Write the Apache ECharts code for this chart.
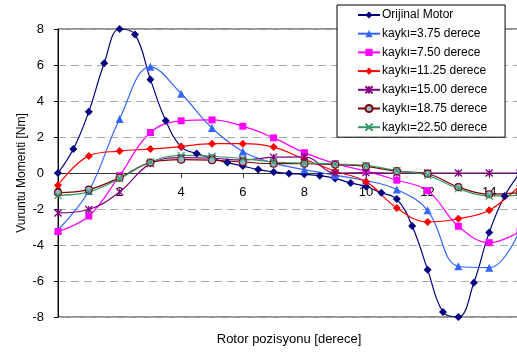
<!DOCTYPE html>
<html>
<head>
<meta charset="utf-8">
<script src="https://cdn.jsdelivr.net/npm/echarts@6/dist/echarts.min.js"></script>
<style>
  html, body { margin: 0; padding: 0; background: #fff; }
  #chart1 { width: 517px; height: 352px; }
</style>
</head>
<body>
<div id="chart1"></div>
<script>
// rotor positions
const xHalf = [0, 0.5, 1, 1.5, 2, 2.5, 3, 3.5, 4, 4.5, 5, 5.5, 6, 6.5, 7, 7.5,
  8, 8.5, 9, 9.5, 10, 10.5, 11, 11.5, 12, 12.5, 13, 13.5, 14, 14.5, 15];
const xWhole = [0, 1, 2, 3, 4, 5, 6, 7, 8, 9, 10, 11, 12, 13, 14, 15];

const seriesNames = ['Orijinal Motor', 'kaykı=3.75 derece', 'kaykı=7.50 derece',
  'kaykı=11.25 derece', 'kaykı=15.00 derece', 'kaykı=18.75 derece', 'kaykı=22.50 derece'];

const orijinal = [0, 1.33, 3.4, 6.1, 8.0, 7.7, 5.2, 2.9, 1.45, 1.08, 0.82, 0.58, 0.39, 0.19, 0.06, -0.03,
  -0.07, -0.15, -0.3, -0.55, -0.75, -1.1, -1.45, -2.94, -5.37, -7.72, -8.0, -6.1, -3.3, -1.28, 0];
const kayki375 = [-3.15, -1.0, 3.0, 5.9, 4.4, 2.5, 1.2, 0.55, 0.19, -0.12, -0.42, -0.92, -2.07, -5.18, -5.26, -3.15];
const kayki750 = [-3.25, -2.39, -0.15, 2.25, 2.9, 2.95, 2.6, 1.95, 1.13, 0.52, 0.1, -0.4, -0.98, -2.96, -3.87, -3.25];
const kayki1125 = [-0.68, 0.95, 1.22, 1.33, 1.47, 1.63, 1.63, 1.44, 0.76, 0.1, -0.48, -1.94, -2.72, -2.54, -2.07, -0.68];
const kayki1500 = [-2.22, -2.03, -1.05, 0.52, 0.85, 0.82, 0.72, 0.88, 0.9, 0.0, 0.02, 0.0, 0.0, 0.0, 0.0, 0.0];
const kayki1875 = [-1.09, -0.92, -0.26, 0.58, 0.74, 0.71, 0.61, 0.52, 0.52, 0.47, 0.37, 0.1, -0.04, -0.78, -1.18, -1.09];
const kayki2250 = [-1.24, -1.05, -0.31, 0.61, 0.98, 0.93, 0.8, 0.61, 0.55, 0.5, 0.42, 0.13, -0.13, -0.87, -1.28, -1.24];

const yTicks = [-8, -6, -4, -2, 0, 2, 4, 6, 8];

const pairs = (xs, ys) => ys.map((y, i) => [xs[i], y]);

const starPath = 'path://M0,0L10,10M10,0L0,10M5,0L5,10';
const crossPath = 'path://M0,0L10,10M10,0L0,10';

const makeSeries = (name, data, color, symbol, size, extra) => Object.assign({
  name: name,
  type: 'line',
  data: data,
  smooth: 0.4,
  symbol: symbol,
  symbolSize: size,
  lineStyle: { color: color, width: 1.2 },
  itemStyle: { color: color },
  emphasis: { disabled: true }
}, extra || {});

const getOptionChart1 = () => {
  return {
    animation: false,
    textStyle: { fontFamily: 'Liberation Sans, Arial, sans-serif' },
    grid: {
      left: 58, top: 29, width: 462, height: 288,
      outerBoundsMode: 'none',
      containLabel: false,
      show: true, borderColor: '#222', borderWidth: 1
    },
    legend: {
      orient: 'vertical',
      left: 337, top: 5,
      padding: [3, 18, 3, 20],
      itemGap: 4.7,
      itemWidth: 22,
      itemHeight: 9,
      backgroundColor: '#fff',
      borderColor: '#000',
      borderWidth: 1,
      textStyle: { fontSize: 12, lineHeight: 14, color: '#000', padding: [0, 0, 0, -3] },
      data: seriesNames
    },
    xAxis: {
      type: 'value',
      min: 0, max: 15, interval: 2,
      // axis drawn along the zero line
      offset: -144,
      name: 'Rotor pozisyonu [derece]',
      nameLocation: 'middle',
      nameGap: 160,
      nameMoveOverlap: false,
      nameTextStyle: { fontSize: 13, color: '#000' },
      axisLine: { onZero: false, lineStyle: { color: '#333', width: 1 } },
      axisTick: { show: true, length: 5, lineStyle: { color: '#333' } },
      axisLabel: { fontSize: 13, color: '#000', margin: 13, showMaxLabel: false },
      splitLine: { show: false }
    },
    yAxis: {
      type: 'value',
      min: yTicks[0], max: yTicks[yTicks.length - 1], interval: 2,
      name: 'Vuruntu Momenti [Nm]',
      nameLocation: 'middle',
      nameGap: 30,
      nameMoveOverlap: false,
      nameTextStyle: { fontSize: 12, color: '#000' },
      axisLine: { show: true, onZero: false, lineStyle: { color: '#000', width: 1 } },
      axisTick: { show: true, length: 4, lineStyle: { color: '#000' } },
      axisLabel: { fontSize: 13, color: '#000', margin: 14 },
      splitLine: { show: true, lineStyle: { color: '#aaa', type: [8, 5], width: 1 } }
    },
    series: [
      makeSeries(seriesNames[0], pairs(xHalf, orijinal), '#000080', 'diamond', 8),
      makeSeries(seriesNames[1], pairs(xWhole, kayki375), '#3366FF', 'triangle', 8),
      makeSeries(seriesNames[2], pairs(xWhole, kayki750), '#FF00FF', 'rect', 7),
      makeSeries(seriesNames[3], pairs(xWhole, kayki1125), '#FF0000', 'diamond', 8),
      makeSeries(seriesNames[4], pairs(xWhole, kayki1500), '#800080', starPath, 7, {
        itemStyle: { color: '#800080', borderColor: '#800080', borderWidth: 1.3 }
      }),
      makeSeries(seriesNames[5], pairs(xWhole, kayki1875), '#800000', 'circle', 7, {
        itemStyle: { color: '#8DB8D6', borderColor: '#800000', borderWidth: 1.2 }
      }),
      makeSeries(seriesNames[6], pairs(xWhole, kayki2250), '#339966', crossPath, 7, {
        itemStyle: { color: '#339966', borderColor: '#339966', borderWidth: 1.2 }
      })
    ]
  };
};

const initChart = () => {
  const chart1 = echarts.init(document.getElementById('chart1'));
  chart1.setOption(getOptionChart1());
};

window.addEventListener('load', function() {
  initChart();
});
</script>
</body>
</html>
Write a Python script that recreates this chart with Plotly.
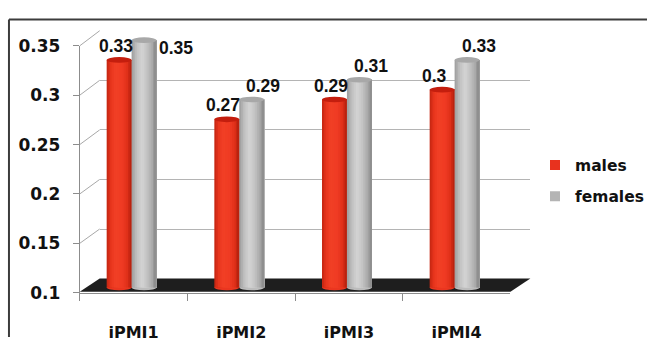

Exercise objective
Using the listing above, return all lines where the word "script" occurs.

Response for this exercise
<script src="https://cdn.jsdelivr.net/npm/echarts@6/dist/echarts.min.js"></script>
<script>
</script>
Write a Python script that recreates this chart with Plotly.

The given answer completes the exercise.